Task brief: Quote verbatim the span of lines that begins the listing below and closes with the line containing "import numpy as np".

Given material:
+++

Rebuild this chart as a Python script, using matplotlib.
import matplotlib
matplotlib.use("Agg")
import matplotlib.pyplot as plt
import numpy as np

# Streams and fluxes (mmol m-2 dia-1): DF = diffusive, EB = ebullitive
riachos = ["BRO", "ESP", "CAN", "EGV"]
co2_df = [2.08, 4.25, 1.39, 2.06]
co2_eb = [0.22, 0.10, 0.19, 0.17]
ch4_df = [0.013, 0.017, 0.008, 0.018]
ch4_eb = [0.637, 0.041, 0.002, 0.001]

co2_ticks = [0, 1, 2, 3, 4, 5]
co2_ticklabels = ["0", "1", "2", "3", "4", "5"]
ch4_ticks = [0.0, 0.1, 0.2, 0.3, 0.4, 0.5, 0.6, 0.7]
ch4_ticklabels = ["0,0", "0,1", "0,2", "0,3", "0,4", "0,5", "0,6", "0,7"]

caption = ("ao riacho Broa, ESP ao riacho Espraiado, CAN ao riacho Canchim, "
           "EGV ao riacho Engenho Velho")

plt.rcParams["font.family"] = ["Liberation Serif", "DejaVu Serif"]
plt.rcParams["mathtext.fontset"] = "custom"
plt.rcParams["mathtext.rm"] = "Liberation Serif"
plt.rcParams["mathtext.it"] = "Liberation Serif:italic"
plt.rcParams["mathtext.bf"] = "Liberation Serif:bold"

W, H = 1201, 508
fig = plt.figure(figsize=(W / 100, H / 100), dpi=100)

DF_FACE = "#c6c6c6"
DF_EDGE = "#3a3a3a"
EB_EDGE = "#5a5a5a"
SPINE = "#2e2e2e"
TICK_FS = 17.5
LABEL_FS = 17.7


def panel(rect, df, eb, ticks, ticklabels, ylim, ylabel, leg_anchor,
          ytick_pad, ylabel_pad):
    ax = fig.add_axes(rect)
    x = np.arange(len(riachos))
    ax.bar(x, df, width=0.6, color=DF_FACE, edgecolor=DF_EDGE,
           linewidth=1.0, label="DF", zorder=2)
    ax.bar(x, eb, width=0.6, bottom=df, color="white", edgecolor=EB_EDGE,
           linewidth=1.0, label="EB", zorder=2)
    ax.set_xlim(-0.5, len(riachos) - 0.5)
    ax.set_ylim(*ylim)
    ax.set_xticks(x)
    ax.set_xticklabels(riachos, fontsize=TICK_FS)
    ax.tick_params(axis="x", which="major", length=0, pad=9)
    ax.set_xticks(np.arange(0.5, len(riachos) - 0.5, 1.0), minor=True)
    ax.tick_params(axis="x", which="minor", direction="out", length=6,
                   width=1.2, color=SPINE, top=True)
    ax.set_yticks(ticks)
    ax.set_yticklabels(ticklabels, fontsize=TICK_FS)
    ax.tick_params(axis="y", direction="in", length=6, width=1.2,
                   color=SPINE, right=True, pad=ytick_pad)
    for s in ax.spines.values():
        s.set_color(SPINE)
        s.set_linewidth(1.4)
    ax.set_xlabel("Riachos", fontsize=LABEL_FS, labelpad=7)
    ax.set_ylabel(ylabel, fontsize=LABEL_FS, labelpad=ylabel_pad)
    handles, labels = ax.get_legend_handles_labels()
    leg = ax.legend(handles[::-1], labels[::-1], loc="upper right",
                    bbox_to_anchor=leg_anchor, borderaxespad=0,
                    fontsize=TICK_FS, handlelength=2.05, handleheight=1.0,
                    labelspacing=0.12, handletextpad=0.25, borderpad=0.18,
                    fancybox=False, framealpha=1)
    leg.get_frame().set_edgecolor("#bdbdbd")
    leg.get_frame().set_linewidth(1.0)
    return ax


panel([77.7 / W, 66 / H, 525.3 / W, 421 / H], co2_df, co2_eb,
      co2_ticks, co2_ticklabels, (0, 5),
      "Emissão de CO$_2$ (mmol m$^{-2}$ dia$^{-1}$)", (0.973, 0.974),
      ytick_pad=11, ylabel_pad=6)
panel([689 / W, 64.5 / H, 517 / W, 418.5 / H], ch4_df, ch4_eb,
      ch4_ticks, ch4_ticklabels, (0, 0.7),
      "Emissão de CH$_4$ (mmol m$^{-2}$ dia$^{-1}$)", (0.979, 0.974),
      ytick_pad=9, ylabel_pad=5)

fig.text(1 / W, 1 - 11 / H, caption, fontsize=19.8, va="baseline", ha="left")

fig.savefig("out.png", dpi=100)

+++

Solution for this exercise:
Rebuild this chart as a Python script, using matplotlib.
import matplotlib
matplotlib.use("Agg")
import matplotlib.pyplot as plt
import numpy as np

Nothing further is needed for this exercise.